EXERCISE DETAILS
For the material that follows, list every line containing the word "this".

--- Start ---

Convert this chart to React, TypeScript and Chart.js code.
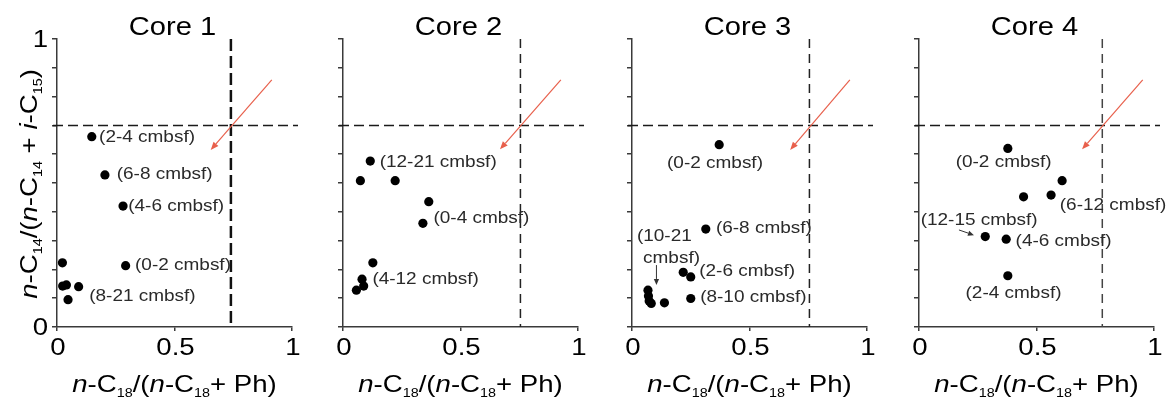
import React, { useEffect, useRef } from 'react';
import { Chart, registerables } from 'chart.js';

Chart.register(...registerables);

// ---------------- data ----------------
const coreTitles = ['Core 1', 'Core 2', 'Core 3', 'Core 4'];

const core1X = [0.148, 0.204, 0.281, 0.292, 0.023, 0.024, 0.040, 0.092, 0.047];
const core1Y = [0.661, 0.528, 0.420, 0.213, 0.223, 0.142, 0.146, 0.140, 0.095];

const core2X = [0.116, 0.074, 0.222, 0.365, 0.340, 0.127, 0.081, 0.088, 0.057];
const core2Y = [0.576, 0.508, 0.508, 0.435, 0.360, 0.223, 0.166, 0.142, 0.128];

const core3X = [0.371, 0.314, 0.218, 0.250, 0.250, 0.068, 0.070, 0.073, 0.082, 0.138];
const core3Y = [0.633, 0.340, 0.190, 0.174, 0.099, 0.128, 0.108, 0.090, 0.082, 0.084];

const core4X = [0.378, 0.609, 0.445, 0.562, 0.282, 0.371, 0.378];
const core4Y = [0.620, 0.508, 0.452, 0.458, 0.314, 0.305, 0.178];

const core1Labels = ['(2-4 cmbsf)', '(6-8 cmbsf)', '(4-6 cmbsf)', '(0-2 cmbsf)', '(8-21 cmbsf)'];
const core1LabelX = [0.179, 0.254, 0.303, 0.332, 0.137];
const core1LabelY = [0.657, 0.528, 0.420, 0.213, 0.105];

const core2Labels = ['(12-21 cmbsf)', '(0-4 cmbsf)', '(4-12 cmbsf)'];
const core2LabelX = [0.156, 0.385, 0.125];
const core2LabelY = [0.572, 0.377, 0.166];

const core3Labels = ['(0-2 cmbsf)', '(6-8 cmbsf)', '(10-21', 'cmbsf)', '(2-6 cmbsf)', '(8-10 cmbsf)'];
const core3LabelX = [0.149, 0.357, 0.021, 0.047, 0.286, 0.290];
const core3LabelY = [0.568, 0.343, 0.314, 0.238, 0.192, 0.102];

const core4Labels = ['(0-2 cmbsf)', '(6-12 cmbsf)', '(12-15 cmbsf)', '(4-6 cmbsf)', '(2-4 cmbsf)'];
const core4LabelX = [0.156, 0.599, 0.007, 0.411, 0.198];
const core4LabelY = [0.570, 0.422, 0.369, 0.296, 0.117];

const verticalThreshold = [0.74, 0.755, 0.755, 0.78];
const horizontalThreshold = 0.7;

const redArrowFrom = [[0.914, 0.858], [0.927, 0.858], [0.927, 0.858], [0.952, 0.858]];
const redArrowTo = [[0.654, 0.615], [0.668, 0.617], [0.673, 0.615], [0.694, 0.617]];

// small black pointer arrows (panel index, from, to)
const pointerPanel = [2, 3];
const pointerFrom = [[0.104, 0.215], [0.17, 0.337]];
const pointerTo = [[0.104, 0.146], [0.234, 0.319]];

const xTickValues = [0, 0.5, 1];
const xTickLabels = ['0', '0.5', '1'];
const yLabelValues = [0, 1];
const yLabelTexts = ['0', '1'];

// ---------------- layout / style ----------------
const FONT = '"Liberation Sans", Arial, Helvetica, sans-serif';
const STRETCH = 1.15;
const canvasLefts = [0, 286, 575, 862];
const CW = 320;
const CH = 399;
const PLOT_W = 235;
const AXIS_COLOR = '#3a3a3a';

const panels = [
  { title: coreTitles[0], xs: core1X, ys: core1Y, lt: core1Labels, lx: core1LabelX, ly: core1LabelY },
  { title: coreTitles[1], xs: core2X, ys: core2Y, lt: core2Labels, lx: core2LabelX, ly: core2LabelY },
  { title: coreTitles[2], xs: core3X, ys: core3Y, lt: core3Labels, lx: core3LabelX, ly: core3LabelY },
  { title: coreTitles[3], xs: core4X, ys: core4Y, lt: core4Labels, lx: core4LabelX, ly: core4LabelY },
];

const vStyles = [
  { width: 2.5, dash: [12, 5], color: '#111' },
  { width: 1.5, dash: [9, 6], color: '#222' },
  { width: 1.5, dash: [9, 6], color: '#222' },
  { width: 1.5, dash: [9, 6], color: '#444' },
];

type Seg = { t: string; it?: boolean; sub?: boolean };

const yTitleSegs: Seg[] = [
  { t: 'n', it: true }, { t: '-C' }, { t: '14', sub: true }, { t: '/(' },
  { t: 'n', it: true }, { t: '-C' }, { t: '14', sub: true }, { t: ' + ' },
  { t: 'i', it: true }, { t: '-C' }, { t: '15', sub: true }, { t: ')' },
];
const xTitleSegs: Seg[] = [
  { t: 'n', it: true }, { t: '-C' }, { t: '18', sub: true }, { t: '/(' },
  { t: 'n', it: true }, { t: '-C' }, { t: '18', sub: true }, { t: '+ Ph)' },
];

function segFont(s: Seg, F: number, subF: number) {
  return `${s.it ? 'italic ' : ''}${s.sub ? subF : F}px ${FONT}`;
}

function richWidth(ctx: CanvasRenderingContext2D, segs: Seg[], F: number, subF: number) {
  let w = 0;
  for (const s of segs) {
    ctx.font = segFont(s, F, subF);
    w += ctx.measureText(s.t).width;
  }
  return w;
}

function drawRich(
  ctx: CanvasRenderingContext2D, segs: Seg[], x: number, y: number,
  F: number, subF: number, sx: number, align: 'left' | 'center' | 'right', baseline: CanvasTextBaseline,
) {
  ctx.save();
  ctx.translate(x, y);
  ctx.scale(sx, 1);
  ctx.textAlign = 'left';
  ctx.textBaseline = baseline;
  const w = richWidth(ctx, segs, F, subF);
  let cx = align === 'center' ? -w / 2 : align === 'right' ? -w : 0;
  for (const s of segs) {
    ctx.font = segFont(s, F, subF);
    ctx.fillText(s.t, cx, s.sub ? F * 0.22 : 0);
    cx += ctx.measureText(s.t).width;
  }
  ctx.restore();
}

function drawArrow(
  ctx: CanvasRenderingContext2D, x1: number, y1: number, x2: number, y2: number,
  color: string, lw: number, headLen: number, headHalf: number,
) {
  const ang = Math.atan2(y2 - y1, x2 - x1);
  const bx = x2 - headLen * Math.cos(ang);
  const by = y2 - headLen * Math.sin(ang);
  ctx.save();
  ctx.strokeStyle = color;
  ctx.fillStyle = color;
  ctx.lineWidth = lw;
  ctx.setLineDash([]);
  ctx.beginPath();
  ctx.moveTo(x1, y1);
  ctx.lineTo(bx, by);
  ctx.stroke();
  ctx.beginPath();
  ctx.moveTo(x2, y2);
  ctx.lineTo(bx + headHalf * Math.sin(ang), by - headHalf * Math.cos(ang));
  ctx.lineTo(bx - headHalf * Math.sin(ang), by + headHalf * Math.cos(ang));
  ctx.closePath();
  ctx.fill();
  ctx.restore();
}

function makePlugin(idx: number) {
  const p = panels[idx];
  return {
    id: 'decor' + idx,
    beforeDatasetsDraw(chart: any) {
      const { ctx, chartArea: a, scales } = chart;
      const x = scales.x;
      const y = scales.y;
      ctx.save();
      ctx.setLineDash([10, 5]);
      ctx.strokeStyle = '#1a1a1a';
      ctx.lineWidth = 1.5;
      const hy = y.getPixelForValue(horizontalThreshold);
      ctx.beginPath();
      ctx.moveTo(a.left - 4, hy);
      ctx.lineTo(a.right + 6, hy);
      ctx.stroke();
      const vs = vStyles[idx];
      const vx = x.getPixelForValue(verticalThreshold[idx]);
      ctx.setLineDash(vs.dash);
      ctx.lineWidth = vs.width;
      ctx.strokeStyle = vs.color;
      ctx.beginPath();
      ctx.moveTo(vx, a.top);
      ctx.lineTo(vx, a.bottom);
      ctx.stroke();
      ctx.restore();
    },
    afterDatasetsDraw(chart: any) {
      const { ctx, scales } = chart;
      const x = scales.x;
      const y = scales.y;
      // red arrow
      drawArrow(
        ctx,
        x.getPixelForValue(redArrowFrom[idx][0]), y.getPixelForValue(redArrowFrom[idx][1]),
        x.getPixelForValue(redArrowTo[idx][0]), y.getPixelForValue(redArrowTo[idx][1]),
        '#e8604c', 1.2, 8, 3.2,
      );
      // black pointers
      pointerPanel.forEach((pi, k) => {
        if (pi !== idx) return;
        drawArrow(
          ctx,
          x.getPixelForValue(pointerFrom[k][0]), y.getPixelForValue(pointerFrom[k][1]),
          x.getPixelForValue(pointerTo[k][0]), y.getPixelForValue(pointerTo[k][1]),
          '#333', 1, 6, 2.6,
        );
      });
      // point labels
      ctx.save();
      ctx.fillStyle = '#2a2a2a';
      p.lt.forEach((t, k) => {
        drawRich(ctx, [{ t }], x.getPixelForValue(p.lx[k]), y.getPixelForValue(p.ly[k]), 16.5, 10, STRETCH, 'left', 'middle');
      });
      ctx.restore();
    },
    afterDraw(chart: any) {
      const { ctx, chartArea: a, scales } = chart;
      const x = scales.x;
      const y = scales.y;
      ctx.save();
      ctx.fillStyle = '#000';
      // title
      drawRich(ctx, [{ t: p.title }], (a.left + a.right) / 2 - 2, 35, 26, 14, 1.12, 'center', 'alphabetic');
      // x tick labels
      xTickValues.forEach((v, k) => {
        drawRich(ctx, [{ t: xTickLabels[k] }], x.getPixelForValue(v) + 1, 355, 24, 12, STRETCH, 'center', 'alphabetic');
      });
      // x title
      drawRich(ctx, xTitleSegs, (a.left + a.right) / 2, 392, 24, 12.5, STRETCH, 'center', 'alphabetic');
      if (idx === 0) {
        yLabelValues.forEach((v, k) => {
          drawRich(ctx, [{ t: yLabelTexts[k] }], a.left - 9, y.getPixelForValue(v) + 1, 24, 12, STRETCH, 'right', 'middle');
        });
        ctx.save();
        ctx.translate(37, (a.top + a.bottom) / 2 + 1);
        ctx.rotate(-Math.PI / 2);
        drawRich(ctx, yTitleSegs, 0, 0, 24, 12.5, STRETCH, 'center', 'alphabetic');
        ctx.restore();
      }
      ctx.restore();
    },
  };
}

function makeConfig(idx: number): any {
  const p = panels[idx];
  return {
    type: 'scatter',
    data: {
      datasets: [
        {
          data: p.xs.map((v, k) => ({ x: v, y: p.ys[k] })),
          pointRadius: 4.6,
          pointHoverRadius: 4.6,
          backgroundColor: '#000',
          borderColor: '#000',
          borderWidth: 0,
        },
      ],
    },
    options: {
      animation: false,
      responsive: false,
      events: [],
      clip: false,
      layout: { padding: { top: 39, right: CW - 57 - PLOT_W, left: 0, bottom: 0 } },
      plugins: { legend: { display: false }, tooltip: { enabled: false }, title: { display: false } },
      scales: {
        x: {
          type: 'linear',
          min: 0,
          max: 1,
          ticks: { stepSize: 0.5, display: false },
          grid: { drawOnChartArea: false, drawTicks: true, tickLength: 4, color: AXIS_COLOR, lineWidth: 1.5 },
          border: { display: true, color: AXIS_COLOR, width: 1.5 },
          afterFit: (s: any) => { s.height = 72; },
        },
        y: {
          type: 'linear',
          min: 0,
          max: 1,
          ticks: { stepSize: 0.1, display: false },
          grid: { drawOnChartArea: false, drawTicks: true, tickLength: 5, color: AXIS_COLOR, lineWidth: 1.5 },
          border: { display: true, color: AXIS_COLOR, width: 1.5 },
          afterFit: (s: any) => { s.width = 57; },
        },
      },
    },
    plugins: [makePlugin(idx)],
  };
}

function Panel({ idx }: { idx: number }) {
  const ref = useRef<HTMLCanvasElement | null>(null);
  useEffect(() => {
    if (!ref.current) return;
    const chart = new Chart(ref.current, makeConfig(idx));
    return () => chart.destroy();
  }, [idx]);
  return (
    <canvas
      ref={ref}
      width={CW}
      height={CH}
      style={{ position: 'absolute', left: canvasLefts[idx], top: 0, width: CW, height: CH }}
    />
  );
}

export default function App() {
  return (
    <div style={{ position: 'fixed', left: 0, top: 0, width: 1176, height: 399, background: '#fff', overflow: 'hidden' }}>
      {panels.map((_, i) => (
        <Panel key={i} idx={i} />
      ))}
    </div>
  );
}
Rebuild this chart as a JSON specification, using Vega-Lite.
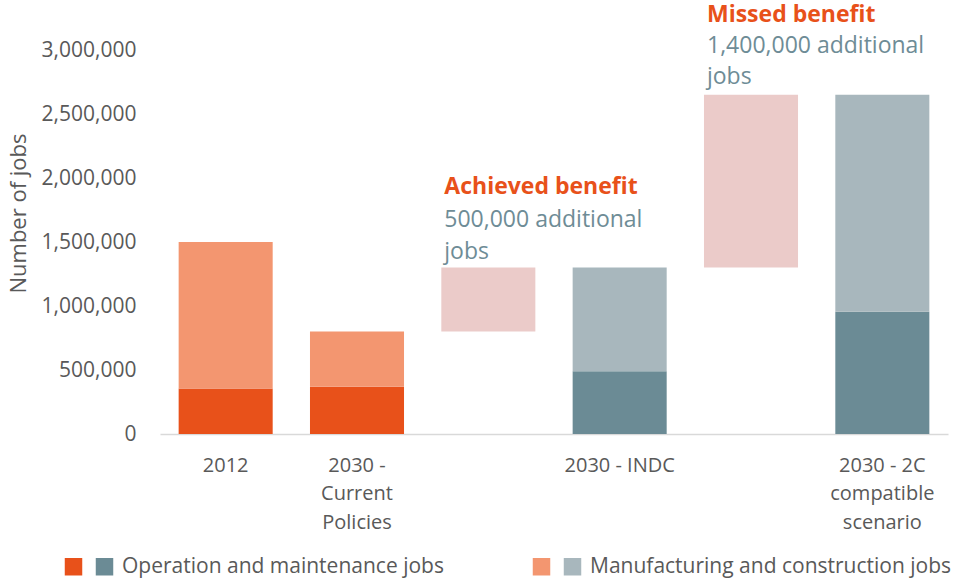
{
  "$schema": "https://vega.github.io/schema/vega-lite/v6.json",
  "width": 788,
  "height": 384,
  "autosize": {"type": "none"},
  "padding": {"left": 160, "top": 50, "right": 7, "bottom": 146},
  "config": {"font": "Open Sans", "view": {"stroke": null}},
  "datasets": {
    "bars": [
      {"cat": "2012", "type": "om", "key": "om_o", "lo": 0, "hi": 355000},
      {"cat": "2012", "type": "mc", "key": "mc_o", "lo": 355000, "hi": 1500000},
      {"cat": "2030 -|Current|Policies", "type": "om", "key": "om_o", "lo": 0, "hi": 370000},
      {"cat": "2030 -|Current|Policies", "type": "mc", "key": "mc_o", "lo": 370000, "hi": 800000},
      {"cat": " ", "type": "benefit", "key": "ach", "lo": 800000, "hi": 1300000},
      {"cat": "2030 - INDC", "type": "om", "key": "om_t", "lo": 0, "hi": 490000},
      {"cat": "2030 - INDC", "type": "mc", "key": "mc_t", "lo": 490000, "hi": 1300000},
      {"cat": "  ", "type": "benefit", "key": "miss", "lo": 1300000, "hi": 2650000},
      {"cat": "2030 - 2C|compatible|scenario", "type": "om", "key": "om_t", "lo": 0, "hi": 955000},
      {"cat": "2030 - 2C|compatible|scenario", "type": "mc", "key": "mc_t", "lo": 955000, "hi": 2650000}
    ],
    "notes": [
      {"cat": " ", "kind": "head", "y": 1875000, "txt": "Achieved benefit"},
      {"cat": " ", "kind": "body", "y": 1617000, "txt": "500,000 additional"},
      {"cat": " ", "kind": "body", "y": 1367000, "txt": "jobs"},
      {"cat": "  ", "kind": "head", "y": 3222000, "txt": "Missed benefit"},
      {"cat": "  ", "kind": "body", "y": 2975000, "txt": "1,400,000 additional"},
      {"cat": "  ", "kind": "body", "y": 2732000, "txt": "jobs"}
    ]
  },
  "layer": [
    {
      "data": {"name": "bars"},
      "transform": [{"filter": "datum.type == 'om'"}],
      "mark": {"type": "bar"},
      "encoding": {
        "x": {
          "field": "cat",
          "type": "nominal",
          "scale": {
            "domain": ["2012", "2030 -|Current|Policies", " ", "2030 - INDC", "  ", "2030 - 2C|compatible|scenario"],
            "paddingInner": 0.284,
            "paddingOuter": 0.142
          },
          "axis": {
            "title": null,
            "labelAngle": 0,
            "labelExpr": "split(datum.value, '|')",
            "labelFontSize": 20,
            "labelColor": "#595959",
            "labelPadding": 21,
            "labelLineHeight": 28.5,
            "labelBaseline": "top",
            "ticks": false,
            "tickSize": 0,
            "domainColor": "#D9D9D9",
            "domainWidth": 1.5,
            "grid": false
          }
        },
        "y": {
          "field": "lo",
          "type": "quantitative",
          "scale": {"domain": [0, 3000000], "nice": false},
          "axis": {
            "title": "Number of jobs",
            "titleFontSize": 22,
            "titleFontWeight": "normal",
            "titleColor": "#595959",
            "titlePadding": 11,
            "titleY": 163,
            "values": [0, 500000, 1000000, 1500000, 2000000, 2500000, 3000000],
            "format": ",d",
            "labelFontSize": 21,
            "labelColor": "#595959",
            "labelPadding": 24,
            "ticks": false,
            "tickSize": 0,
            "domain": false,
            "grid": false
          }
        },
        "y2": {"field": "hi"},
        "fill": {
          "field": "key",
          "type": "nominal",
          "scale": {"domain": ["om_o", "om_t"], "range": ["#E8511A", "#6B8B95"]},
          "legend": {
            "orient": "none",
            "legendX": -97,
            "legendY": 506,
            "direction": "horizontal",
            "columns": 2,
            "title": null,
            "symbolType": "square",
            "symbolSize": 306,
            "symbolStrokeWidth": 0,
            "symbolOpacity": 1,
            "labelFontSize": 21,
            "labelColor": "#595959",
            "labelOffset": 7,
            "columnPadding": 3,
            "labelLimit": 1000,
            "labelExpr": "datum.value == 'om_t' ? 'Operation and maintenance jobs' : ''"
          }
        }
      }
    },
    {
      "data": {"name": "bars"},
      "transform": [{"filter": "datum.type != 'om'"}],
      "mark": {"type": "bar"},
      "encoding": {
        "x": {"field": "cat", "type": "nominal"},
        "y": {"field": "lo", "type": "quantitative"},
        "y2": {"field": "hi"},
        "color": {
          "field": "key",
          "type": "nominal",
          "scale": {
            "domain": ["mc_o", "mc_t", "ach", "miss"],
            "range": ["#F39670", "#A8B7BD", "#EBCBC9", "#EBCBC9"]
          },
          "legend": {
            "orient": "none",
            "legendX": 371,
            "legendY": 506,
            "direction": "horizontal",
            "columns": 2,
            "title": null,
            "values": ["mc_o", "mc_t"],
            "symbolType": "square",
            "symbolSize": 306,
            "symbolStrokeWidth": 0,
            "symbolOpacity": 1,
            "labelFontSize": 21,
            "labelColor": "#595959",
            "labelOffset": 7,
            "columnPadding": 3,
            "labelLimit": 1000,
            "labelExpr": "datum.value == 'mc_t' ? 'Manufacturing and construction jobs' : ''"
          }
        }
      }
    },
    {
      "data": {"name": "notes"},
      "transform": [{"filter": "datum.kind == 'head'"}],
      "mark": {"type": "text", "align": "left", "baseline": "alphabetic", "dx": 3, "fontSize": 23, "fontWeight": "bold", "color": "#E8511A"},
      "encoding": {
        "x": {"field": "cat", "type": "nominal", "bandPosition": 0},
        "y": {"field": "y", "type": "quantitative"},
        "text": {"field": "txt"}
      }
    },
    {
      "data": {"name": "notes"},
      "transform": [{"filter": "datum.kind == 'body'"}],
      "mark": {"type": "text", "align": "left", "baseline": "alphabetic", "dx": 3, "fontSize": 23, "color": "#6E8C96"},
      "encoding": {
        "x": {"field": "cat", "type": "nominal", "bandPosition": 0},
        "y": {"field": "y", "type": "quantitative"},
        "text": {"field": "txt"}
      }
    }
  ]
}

--- End ---

SOLUTION
Convert this chart to React, TypeScript and Chart.js code.
Rebuild this chart as a JSON specification, using Vega-Lite.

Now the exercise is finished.